Pallet Shipper Uses Active Heating

FedEx tested the AcuTemp RKN in a 15-day shipment traveling to Asia, and the cargo bin temperature fluctuated within one degree.

 

 

 

By David Vaczek
Senior Editor

 

Drug firms in the market for containers that will hold up to climate extremes have a new alternative in the AcuTemp RKN, which FedEx Custom Critical (Akron, OH) has added to its fleet of pallet shippers.
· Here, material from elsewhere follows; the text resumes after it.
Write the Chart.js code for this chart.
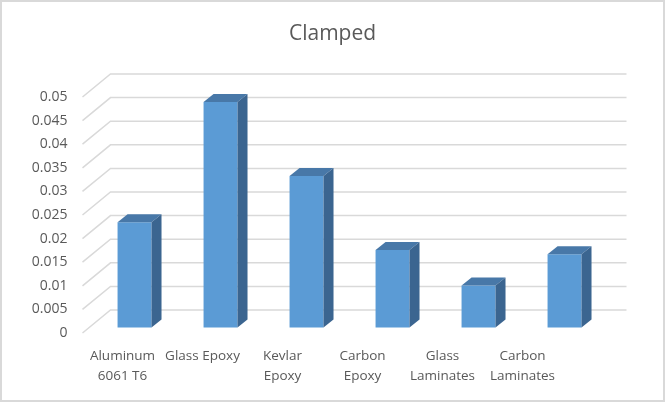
<!DOCTYPE html>
<html>
<head>
<meta charset="utf-8">
<script src="https://cdn.jsdelivr.net/npm/chart.js@4.4.0/dist/chart.umd.min.js"></script>
<style>
  html, body { margin: 0; padding: 0; background: #fff; }
  canvas { display: block; }
</style>
</head>
<body>
<canvas id="chart" width="665" height="402"></canvas>
<script>
const categories = [["Aluminum", "6061 T6"], "Glass Epoxy", ["Kevlar", "Epoxy"], ["Carbon", "Epoxy"], ["Glass", "Laminates"], ["Carbon", "Laminates"]];
const clampedValues = [0.0223, 0.0478, 0.0321, 0.0164, 0.0089, 0.0155];
const yMin = 0;
const yMax = 0.05;
const yStep = 0.005;

// fake 3d: bars sit a bit behind the front plane, gridlines on a back wall
const barShift = { sx: 1.075, tx: 2.85, ty: -5.5 };
const wallShift = { dx: 28, dy: 23, sx: 1.075 };
const barDepth = { dx: 10, dy: 8 };

const textGray = "#595959";
const gridColor = "#d9d9d9";

const threeD = {
  id: "threeD",
  beforeDraw(chart) {
    const ctx = chart.ctx;
    ctx.save();
    ctx.strokeStyle = gridColor;
    ctx.lineWidth = 2;
    ctx.strokeRect(1, 1, chart.width - 2, chart.height - 2);
    ctx.restore();
  },
  beforeDatasetsDraw(chart) {
    const ctx = chart.ctx;
    const area = chart.chartArea;
    const y = chart.scales.y;
    const backRight = area.left + wallShift.dx + (area.right - area.left) * wallShift.sx;
    ctx.save();
    ctx.strokeStyle = gridColor;
    ctx.lineWidth = 1.5;
    y.ticks.forEach((t) => {
      const py = y.getPixelForValue(t.value);
      ctx.beginPath();
      ctx.moveTo(area.left, py);
      ctx.lineTo(area.left + wallShift.dx, py - wallShift.dy);
      ctx.lineTo(backRight, py - wallShift.dy);
      ctx.stroke();
    });
    ctx.restore();
    // move the bars into their own plane
    ctx.save();
    ctx.setTransform(barShift.sx, 0, 0, 1, barShift.tx, barShift.ty);
  },
  afterDatasetsDraw(chart) {
    const ctx = chart.ctx;
    const dx = barDepth.dx / barShift.sx;
    const dy = barDepth.dy;
    chart.getDatasetMeta(0).data.forEach((bar) => {
      const { x, y, base, width } = bar.getProps(["x", "y", "base", "width"], true);
      const l = x - width / 2;
      const r = x + width / 2;
      // top face
      ctx.fillStyle = "#4878a8";
      ctx.beginPath();
      ctx.moveTo(l, y);
      ctx.lineTo(r, y);
      ctx.lineTo(r + dx, y - dy);
      ctx.lineTo(l + dx, y - dy);
      ctx.closePath();
      ctx.fill();
      // side face
      ctx.fillStyle = "#3b6590";
      ctx.beginPath();
      ctx.moveTo(r, y);
      ctx.lineTo(r + dx, y - dy);
      ctx.lineTo(r + dx, base - dy);
      ctx.lineTo(r, base);
      ctx.closePath();
      ctx.fill();
    });
    ctx.restore();
  },
};

new Chart(document.getElementById("chart"), {
  type: "bar",
  data: {
    labels: categories,
    datasets: [
      {
        label: "Clamped",
        data: clampedValues,
        backgroundColor: "#5b9bd5",
        borderWidth: 0,
        barPercentage: 0.395,
        categoryPercentage: 1,
        clip: false,
      },
    ],
  },
  options: {
    responsive: false,
    animation: false,
    layout: { padding: 0 },
    plugins: {
      legend: { display: false },
      tooltip: { enabled: false },
      title: {
        display: true,
        text: "Clamped",
        color: textGray,
        font: { family: "Open Sans", size: 21, weight: "normal", lineHeight: 1.2 },
        padding: { top: 21, bottom: 50.8 },
      },
    },
    scales: {
      x: {
        grid: { display: false, drawTicks: false },
        border: { display: false },
        ticks: {
          color: textGray,
          font: { family: "Open Sans", size: 13.5, lineHeight: 1.45 },
          padding: 13.5,
          maxRotation: 0,
          autoSkip: false,
        },
        afterFit: (scale) => { scale.height = 69; },
      },
      y: {
        min: yMin,
        max: yMax,
        grid: { display: false, drawTicks: false },
        border: { display: false },
        ticks: {
          stepSize: yStep,
          color: textGray,
          font: { family: "Open Sans", size: 14 },
          padding: 15,
          callback: (v) => String(+v.toFixed(3)),
        },
        afterFit: (scale) => { scale.width = 82.5; },
      },
      // empty right axis, keeps room for the back wall
      yRight: {
        position: "right",
        grid: { display: false, drawTicks: false },
        border: { display: false },
        ticks: { display: false },
        afterFit: (scale) => { scale.width = 102.5; },
      },
    },
  },
  plugins: [threeD],
});
</script>
</body>
</html>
Jeff Sitzlar, manager of business development, FedEx Custom Critical, says the improved performance of the long-range shipper will influence pharma companies to reevaluate their transport container options. “With the addition of the AcuTemp RKN to our portfolio, I think we will be able to offer the pharma industry something they haven’t seen before,” Sitzlar says.

“Our testing has shown it performs the way it has been sold to perform, regardless of where it is shipped or how long it sits on the tarmac. The AcuTemp RKN really becomes a temperature-controlled warehouse,” he adds.
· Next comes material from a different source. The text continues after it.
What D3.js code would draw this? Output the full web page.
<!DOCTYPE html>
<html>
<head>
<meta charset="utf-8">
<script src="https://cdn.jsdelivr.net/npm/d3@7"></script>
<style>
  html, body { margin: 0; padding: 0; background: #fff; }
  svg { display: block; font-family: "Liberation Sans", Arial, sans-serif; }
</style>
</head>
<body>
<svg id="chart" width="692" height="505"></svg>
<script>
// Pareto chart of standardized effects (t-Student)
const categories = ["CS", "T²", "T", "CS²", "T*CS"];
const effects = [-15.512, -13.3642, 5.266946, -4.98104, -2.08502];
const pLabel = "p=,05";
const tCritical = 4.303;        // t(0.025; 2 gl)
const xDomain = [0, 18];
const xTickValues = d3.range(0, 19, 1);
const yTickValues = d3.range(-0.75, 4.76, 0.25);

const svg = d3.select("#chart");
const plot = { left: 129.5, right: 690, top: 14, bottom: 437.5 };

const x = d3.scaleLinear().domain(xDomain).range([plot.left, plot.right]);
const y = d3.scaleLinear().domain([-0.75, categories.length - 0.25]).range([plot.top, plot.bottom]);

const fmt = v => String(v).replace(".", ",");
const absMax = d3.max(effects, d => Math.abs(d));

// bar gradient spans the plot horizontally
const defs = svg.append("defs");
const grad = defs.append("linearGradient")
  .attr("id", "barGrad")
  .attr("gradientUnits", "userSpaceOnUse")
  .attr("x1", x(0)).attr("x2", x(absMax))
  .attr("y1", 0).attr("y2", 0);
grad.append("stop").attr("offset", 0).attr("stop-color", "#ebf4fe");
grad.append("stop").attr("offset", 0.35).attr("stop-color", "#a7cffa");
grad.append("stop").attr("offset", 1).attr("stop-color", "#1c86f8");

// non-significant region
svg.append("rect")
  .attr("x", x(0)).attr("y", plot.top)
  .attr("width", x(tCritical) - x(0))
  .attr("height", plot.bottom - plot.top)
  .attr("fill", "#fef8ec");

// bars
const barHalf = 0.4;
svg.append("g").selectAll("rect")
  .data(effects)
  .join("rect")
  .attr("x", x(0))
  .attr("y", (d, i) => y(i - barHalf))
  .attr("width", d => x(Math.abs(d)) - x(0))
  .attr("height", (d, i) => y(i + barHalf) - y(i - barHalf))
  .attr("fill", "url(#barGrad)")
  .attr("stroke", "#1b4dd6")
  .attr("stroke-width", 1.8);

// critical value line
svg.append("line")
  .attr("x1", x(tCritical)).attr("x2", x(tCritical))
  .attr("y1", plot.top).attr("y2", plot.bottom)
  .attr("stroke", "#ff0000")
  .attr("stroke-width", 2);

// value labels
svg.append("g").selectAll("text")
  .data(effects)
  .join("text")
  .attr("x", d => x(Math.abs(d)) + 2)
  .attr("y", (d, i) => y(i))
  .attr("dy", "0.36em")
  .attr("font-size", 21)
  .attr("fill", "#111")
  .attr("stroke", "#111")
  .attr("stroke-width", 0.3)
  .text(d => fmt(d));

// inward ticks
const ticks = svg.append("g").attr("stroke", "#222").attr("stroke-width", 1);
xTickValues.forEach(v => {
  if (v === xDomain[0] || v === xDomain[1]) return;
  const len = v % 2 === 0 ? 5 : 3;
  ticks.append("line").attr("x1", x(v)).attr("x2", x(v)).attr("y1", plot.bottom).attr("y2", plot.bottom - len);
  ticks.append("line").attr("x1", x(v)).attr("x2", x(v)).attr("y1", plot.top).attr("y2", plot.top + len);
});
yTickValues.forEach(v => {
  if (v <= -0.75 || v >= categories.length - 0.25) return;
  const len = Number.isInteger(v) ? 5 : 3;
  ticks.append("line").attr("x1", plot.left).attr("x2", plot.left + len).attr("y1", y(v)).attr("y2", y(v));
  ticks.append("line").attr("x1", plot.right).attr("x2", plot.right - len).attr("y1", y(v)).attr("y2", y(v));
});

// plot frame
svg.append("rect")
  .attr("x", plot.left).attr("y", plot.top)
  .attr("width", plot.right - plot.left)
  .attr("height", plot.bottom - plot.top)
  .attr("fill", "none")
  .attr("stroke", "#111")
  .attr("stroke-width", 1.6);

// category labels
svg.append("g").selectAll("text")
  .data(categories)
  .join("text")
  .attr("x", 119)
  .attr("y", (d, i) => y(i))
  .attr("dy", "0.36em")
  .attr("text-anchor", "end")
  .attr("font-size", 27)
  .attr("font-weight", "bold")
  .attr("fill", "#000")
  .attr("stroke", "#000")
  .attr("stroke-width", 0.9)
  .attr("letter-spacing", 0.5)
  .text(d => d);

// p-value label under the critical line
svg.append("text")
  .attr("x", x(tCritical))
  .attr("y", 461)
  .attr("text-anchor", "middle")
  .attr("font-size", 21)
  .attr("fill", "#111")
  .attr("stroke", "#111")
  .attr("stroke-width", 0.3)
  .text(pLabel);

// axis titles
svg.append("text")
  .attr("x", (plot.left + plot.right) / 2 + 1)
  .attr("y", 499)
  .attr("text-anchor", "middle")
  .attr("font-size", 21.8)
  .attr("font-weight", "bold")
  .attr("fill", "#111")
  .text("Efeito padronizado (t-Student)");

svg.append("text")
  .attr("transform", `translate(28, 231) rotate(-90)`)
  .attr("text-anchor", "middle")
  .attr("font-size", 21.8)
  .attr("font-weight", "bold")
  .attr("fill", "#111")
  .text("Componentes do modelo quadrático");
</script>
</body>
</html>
The first compressor-driven temperature-control container certified by FAA for use on domestic airlines, the RKN from AcuTemp Thermal Systems (Dayton, OH) features active heating technology in a pallet shipper.

Sitzlar says the unit provides more flexibility than standard dry ice–based active containers for shipping on routes with adverse climates, and it better accommodates transport chain delays. The pallet shipper uses 20-plus R-value insulation that helps in maintaining inside temperatures when containers are left sitting in harsh conditions.

Temperature extremes have to be avoided when handling dry ice–based shippers. “For a 2-to-8°C shipment in a standard unit-load device (ULD), it is imperative that you maintain ambient conditions, around room temperature, from the time you pick it up to the time you deliver it. Ambient temperatures should be 15° to 20° higher than the cargo temperature. If you can’t minimize or mitigate delays such as on the tarmac or at customs clearance, the product will get either too cold or too hot within hours, and you are going to have product loss,” he says.

“With the AcuTemp RKN, the outside temperature can fluctuate between –20° and 49°C, and the container maintains a flat line of 5°C, whether you are stuck on the tarmac in Mumbai in the summer or in Anchorage in February. That is what the pharma and biotech industries want,” he says.

FedEx Custom Critical tested the RKN in a 15-day shipment traveling to Asia. With the unit set at 5°C, the cargo bin temperature fluctuated within one degree, keeping the product temperature stable within one-half degree of the set point.

Sitzler says the 100-hour battery life covers almost all lanes door-to-door. But Custom Critical procedures call for ramp agents to plug it in for recharging when it is sitting at transfer points for more than an hour. The insulation’s performance more than doubles the time the container holds temperatures if the unit isn’t operating, versus that of a standard unit.

The AcuTemp RKN holds set temperatures from 2° to 25°C. Dry ice–based shippers from Envirotainer will continue supporting FedEx’s Temp-Assure services for the deep-frozen transport segment, as the firm’s t2 units hold temperatures at –20° to 20°C. For some shipping needs, Envirotainer’s RAP four-pallet-sized shipper will provide less dimensional weight and therefore be more cost-effective than using four one-pallet-sized AcuTemp RKNs.

Custom Critical has started with 20 RKNs in an exclusive use agreement, with AmSafe/AcuTemp capable of manufacturing 40 units a month, Sitzlar says.

“FedEx has the largest fleet of any cargo or commercial carrier in the world, with destination locations in more than 220 countries, the most of any cargo provider. We have the ability to mode-optimize a suite of temperature-control services across our operating companies, with customized solutions for challenging itineraries or customers requiring more custodial care and control.

“We have zero limitations as to where we can take the RKN in door-to-door global services,” Sitzlar says.

Handling the unit is potentially more cost-effective, since less human intervention is required for servicing. Customers in exclusive-use contracts pay only a one-way haul expense, with FedEx positioning, repositioning, and returning the ULD assets.

Sitzlar says the pallet container will offer a cost-effective option for large-volume shipments of smaller parcels. Companies shipping overseas with enough shipment volume can use the RKN and pay less per pound on the freight side than on the small parcel side. The unit can be used as a staging container for passive packouts for extending product life.